Apart from its unusual atmosphere, Earth's heavy, single moon acts to stabilize our planet's axial tilt. Earth is like a wobbling top, spinning about the vertical at an inclination of 23.5 degrees. This tilt is responsible for the seasons and for the thermal regulation of our planet. Without our heavy moon, the angle would vary wildly, and the weather would be much worse and more erratic than it's been recently. Complex life would find it very hard to evolve and survive here.

Add to this Earth's magnetic field — which also shields us from lethal solar and cosmic radiation — and plate tectonics — the slow drift of continental plates about the planet's surface that functions as a thermostat and regulates the circulation of CO2 — and we see that there is much more to our water-rich planet than its mass and orbital properties.

The results from Kepler's mission are encouraging and exciting! We have the privilege of confirming the existence of countless other worlds out there, a speculation at least as old as philosophy.
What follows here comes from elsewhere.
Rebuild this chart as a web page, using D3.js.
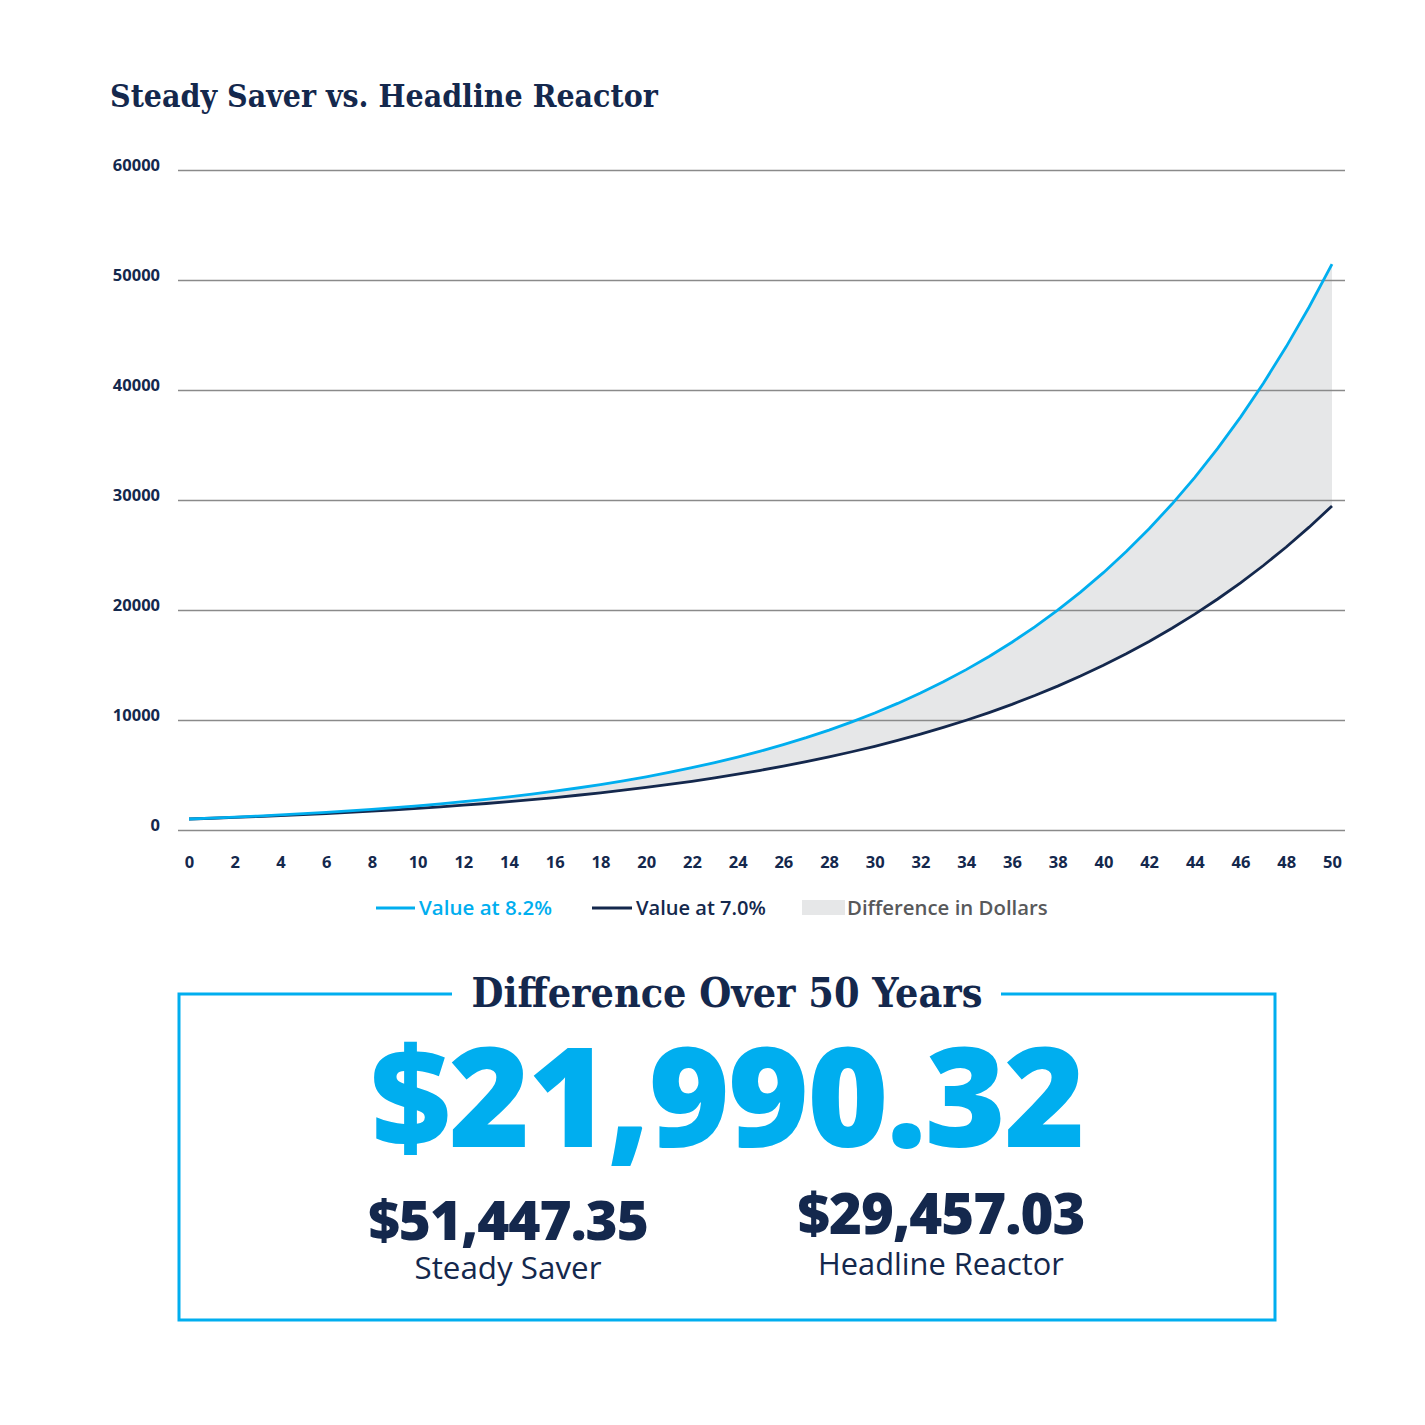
<!DOCTYPE html>
<html>
<head>
<meta charset="utf-8">
<script src="https://cdn.jsdelivr.net/npm/d3@7"></script>
<style>
  html, body { margin: 0; padding: 0; background: #ffffff; }
  svg { display: block; }
</style>
</head>
<body>
<svg id="chart" width="1425" height="1425"></svg>
<script>
// ---- Data ----
const years = d3.range(0, 51);
const value82 = [1000, 1082, 1170.72, 1266.72, 1370.59, 1482.98, 1604.58, 1736.16, 1878.52, 2032.56,
  2199.23, 2379.57, 2574.69, 2785.81, 3014.25, 3261.42, 3528.85, 3818.22, 4131.31, 4470.08,
  4836.62, 5233.22, 5662.35, 6126.66, 6629.05, 7172.63, 7760.79, 8397.17, 9085.74, 9830.77,
  10636.89, 11509.12, 12452.87, 13473.99, 14578.86, 15774.33, 17067.82, 18467.38, 19981.70, 21620.20,
  23393.06, 25311.29, 27386.81, 29632.53, 32062.40, 34691.52, 37536.22, 40614.19, 43944.55, 47547.99,
  51447.35];
const value70 = [1000, 1070, 1144.90, 1225.04, 1310.80, 1402.55, 1500.73, 1605.78, 1718.19, 1838.46,
  1967.15, 2104.85, 2252.19, 2409.85, 2578.53, 2759.03, 2952.16, 3158.82, 3379.93, 3616.53,
  3869.68, 4140.56, 4430.40, 4740.53, 5072.37, 5427.43, 5807.35, 6213.87, 6648.84, 7114.26,
  7612.26, 8145.11, 8715.27, 9325.34, 9978.11, 10676.58, 11423.94, 12223.62, 13079.27, 13994.82,
  14974.46, 16022.67, 17144.26, 18344.35, 19628.45, 21002.45, 22472.62, 24045.71, 25728.91, 27529.93,
  29457.03];
const yTicks = [0, 10000, 20000, 30000, 40000, 50000, 60000];
const xTicks = d3.range(0, 51, 2);
const legendItems = ["Value at 8.2%", "Value at 7.0%", "Difference in Dollars"];
const chartTitle = "Steady Saver vs. Headline Reactor";
const boxTitle = "Difference Over 50 Years";
const diffLabel = "$21,990.32";
const finalLabels = ["$51,447.35", "$29,457.03"];
const finalNames = ["Steady Saver", "Headline Reactor"];

// ---- Style ----
const NAVY = "#14284d";
const CYAN = "#00aeef";
const FILL = "#e6e7e8";
const GRID = "#8a8a8a";
const SANS = "'Open Sans', 'Inter', sans-serif";
const SLAB = "'DejaVu Serif', serif";
const SLAB_COND = "'DejaVu Serif Condensed', 'DejaVu Serif', serif";

const svg = d3.select("#chart");

function fitWidth(sel, target) {
  const node = sel.node();
  const fs = parseFloat(sel.attr("font-size"));
  const w = node.getComputedTextLength();
  if (w > 0) sel.attr("font-size", (fs * target / w).toFixed(2));
  return sel;
}

// Title
fitWidth(svg.append("text")
  .attr("x", 110).attr("y", 107)
  .attr("font-family", SLAB_COND).attr("font-weight", 700)
  .attr("font-size", 30).attr("fill", NAVY)
  .text(chartTitle), 548);

// Scales
const x = d3.scaleLinear().domain([0, 50]).range([189, 1332]);
const y = d3.scaleLinear().domain([0, 60000]).range([830, 170]);

// Area between lines
const area = d3.area()
  .x(d => x(d))
  .y0(d => y(value70[d]))
  .y1(d => y(value82[d]));
svg.append("path").datum(years).attr("d", area).attr("fill", FILL);

// Gridlines + y labels
const yAxis = d3.axisLeft(y).tickValues(yTicks).tickSize(0).tickPadding(0)
  .tickFormat(d3.format("d"));
const gy = svg.append("g").attr("transform", "translate(160,0)").call(yAxis);
gy.select(".domain").remove();
gy.selectAll("text")
  .attr("font-family", SANS).attr("font-weight", 700).attr("font-size", 16.5)
  .attr("fill", NAVY).attr("dy", 0)
  .attr("y", 0).attr("x", 0).attr("text-anchor", "end");
gy.selectAll(".tick").append("line")
  .attr("x1", 178 - 160).attr("x2", 1345 - 160)
  .attr("stroke", GRID).attr("stroke-width", 1.6);

// Lines
const line70 = d3.line().x(d => x(d)).y(d => y(value70[d]));
const line82 = d3.line().x(d => x(d)).y(d => y(value82[d]));
svg.append("path").datum(years).attr("d", line70)
  .attr("fill", "none").attr("stroke", NAVY).attr("stroke-width", 2.8);
svg.append("path").datum(years).attr("d", line82)
  .attr("fill", "none").attr("stroke", CYAN).attr("stroke-width", 2.8);

// X axis labels
const xAxis = d3.axisBottom(x).tickValues(xTicks).tickSize(0).tickPadding(0);
const gx = svg.append("g").attr("transform", "translate(0,868)").call(xAxis);
gx.select(".domain").remove();
gx.selectAll("text")
  .attr("font-family", SANS).attr("font-weight", 700).attr("font-size", 16.5)
  .attr("fill", NAVY).attr("y", 0).attr("dy", 0);

// Legend
const lg = svg.append("g");
lg.append("line").attr("x1", 376).attr("x2", 415).attr("y1", 908).attr("y2", 908)
  .attr("stroke", CYAN).attr("stroke-width", 2.8);
fitWidth(lg.append("text").attr("x", 419).attr("y", 915)
  .attr("font-family", SANS).attr("font-weight", 600).attr("font-size", 19)
  .attr("fill", CYAN).text(legendItems[0]), 133);
lg.append("line").attr("x1", 592).attr("x2", 632).attr("y1", 908).attr("y2", 908)
  .attr("stroke", NAVY).attr("stroke-width", 2.8);
fitWidth(lg.append("text").attr("x", 636).attr("y", 915)
  .attr("font-family", SANS).attr("font-weight", 600).attr("font-size", 19)
  .attr("fill", NAVY).text(legendItems[1]), 130);
lg.append("rect").attr("x", 802).attr("y", 900).attr("width", 43).attr("height", 15)
  .attr("fill", FILL);
fitWidth(lg.append("text").attr("x", 847).attr("y", 915)
  .attr("font-family", SANS).attr("font-weight", 600).attr("font-size", 19)
  .attr("fill", "#58595b").text(legendItems[2]), 201);

// Box
const boxL = 179, boxR = 1275, boxT = 994, boxB = 1320;
svg.append("path")
  .attr("d", `M452,${boxT} L${boxL},${boxT} L${boxL},${boxB} L${boxR},${boxB} L${boxR},${boxT} L1001,${boxT}`)
  .attr("fill", "none").attr("stroke", CYAN).attr("stroke-width", 3);

fitWidth(svg.append("text").attr("x", 727).attr("y", 1007)
  .attr("text-anchor", "middle")
  .attr("font-family", SLAB_COND).attr("font-weight", 700).attr("font-size", 40)
  .attr("fill", NAVY).text(boxTitle), 511);

fitWidth(svg.append("text").attr("x", 727).attr("y", 1147)
  .attr("text-anchor", "middle")
  .attr("font-family", SANS).attr("font-weight", 800).attr("font-size", 140)
  .attr("fill", CYAN).attr("letter-spacing", -2).text(diffLabel), 713);

const cx = [508, 941];
const numY = [1240, 1234];
const nameY = [1279, 1275];
const numW = [280, 287];
const nameW = [187, 246];
for (let i = 0; i < 2; i++) {
  fitWidth(svg.append("text").attr("x", cx[i]).attr("y", numY[i])
    .attr("text-anchor", "middle")
    .attr("font-family", SANS).attr("font-weight", 800).attr("font-size", 56)
    .attr("fill", NAVY).attr("letter-spacing", -1).text(finalLabels[i]), numW[i]);
  fitWidth(svg.append("text").attr("x", cx[i]).attr("y", nameY[i])
    .attr("text-anchor", "middle")
    .attr("font-family", SANS).attr("font-weight", 400).attr("font-size", 28)
    .attr("fill", NAVY).text(finalNames[i]), nameW[i]);
}
</script>
</body>
</html>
Based on these findings, we should indeed conclude that other worlds would host some kind of simple life.

But taken all at once, as Peter Ward and Donald Brownlee argued in their Rare Earth (and as I did in my A Tear at the Edge of Creation), Earth and its ability to host complex multicellular life (not to say anything of intelligent multicellular life, a whole different ball game!) will probably remain a rare phenomenon in this and other galaxies.